This is a fascinating scenario. On Friday I was illegally arrested whilst driving to Bloemfontein. I since called the Volksblad (no answer on several numbers), called a human being I know at The Times and asked him to contact a reporter (she emailed me on Monday to say sorry she was 'too busy'), and also emailed and contacted 2 or 3 other people.
The result is this news story (police corruption) will not see the light of day in a newspaper, but on a blog. This trend is likely to increase. My blog is small but I am already in a situation where people contact me to air either wire stories or their own. Better blogs will perform this function more and more, and some will even be paid for this.
A recent Pew study found that fewer than half of Americans say that losing their local paper would hurt their civic life "a lot" and even fewer say they would miss reading it, partly, it seems, because they get their local news from other media, mostly TV. But since papers are the primary source for most other news outlets, a major link will be missing from the news ecosystem. If a paper does not cover a story, it is unlikely to be covered in the broadcast media, whose reporting staffs tend to be even smaller.

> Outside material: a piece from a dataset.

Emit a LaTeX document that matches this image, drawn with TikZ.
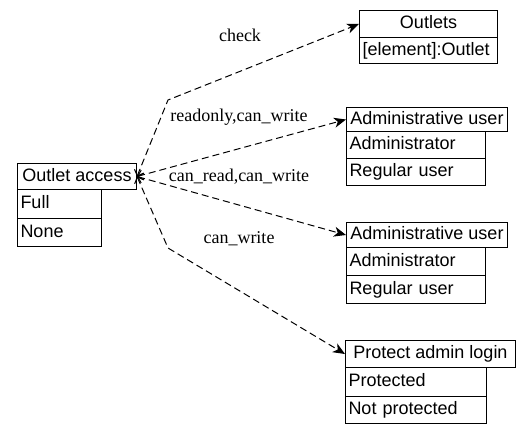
\documentclass[tikz,border=0pt]{standalone}
\usepackage{fontspec}
\setmainfont{Liberation Serif}
\setsansfont{Liberation Sans}
\usetikzlibrary{arrows.meta}
\begin{document}
\begin{tikzpicture}[x=1pt,y=-1pt,
  box/.style={draw, line width=1pt, inner sep=0pt, anchor=north west,
    text height=13pt, text depth=4pt, font=\sffamily\fontsize{18}{20}\selectfont},
  ttl/.style={box, align=center},
  rowbox/.style={box, align=left, inner xsep=3pt},
  lbl/.style={font=\rmfamily\fontsize{18}{20}\selectfont, inner sep=0pt},
  conn/.style={line width=1pt, dash pattern=on 7pt off 4pt,
    {Straight Barb[length=5pt,width=10pt,line width=1pt]}-{Stealth[length=12pt,width=10pt,inset=3.5pt]}}
]
\useasboundingbox (0,0) rectangle (525,434);
% Outlet access
\node[ttl, minimum width=119pt, minimum height=26pt] (oa) at (17,163) {Outlet access};
\node[rowbox, text width=78pt, minimum height=29pt] (oaF) at (17,189) {Full};
\node[rowbox, text width=78pt, minimum height=28pt] (oaN) at (17,218) {None};
% Outlets
\node[ttl, minimum width=138pt, minimum height=27pt] (out) at (359,10) {Outlets};
\node[rowbox, text width=132pt, minimum height=26pt] (outE) at (359,37) {[element]:Outlet};
% Administrative user 1
\node[ttl, minimum width=161pt, minimum height=24pt] (au1) at (346,107) {Administrative user};
\node[rowbox, text width=133pt, minimum height=27pt] (au1a) at (346,131) {Administrator};
\node[rowbox, text width=133pt, minimum height=27pt] (au1r) at (346,158) {Regular user};
% Administrative user 2
\node[ttl, minimum width=161pt, minimum height=25pt] (au2) at (346,222) {Administrative user};
\node[rowbox, text width=133pt, minimum height=28pt] (au2a) at (346,247) {Administrator};
\node[rowbox, text width=133pt, minimum height=28pt] (au2r) at (346,275) {Regular user};
% Protect admin login
\node[ttl, minimum width=170pt, minimum height=27pt] (pal) at (345,340) {Protect admin login};
\node[rowbox, text width=135pt, minimum height=29pt] (palp) at (345,367) {Protected};
\node[rowbox, text width=135pt, minimum height=27pt] (paln) at (345,396) {Not protected};
% bend points
\coordinate (b1) at (168,100);
\coordinate (b2) at (168,248);
% connectors
\draw[conn] (oa.east) -- (b1) -- (out.west);
\draw[conn] (oa.east) -- (au1.west);
\draw[conn] (oa.east) -- (au2.west);
\draw[conn] (oa.east) -- (b2) -- (pal.west);
% labels
\node[lbl] (l1) at (240,35) {check};
\node[lbl] (l2) at (239,117) {readonly,can\_write};
\node[lbl] (l3) at (239,177) {can\_read,can\_write};
\node[lbl] (l4) at (239,239) {can\_write};
\end{tikzpicture}
\end{document}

"We're almost totally dependent on local newsgathering here," says Dave Ross, a radio host on Seattle's KIRO (AM), who recently moderated a discussion panel on the death of newspapers in his hometown. "We often try to take the story further but it starts with the local papers or their websites." He notes that while there are many bloggers in Seattle, that's not the same as reporters. "My concern is that there will be more opinion and less fact-based reporting."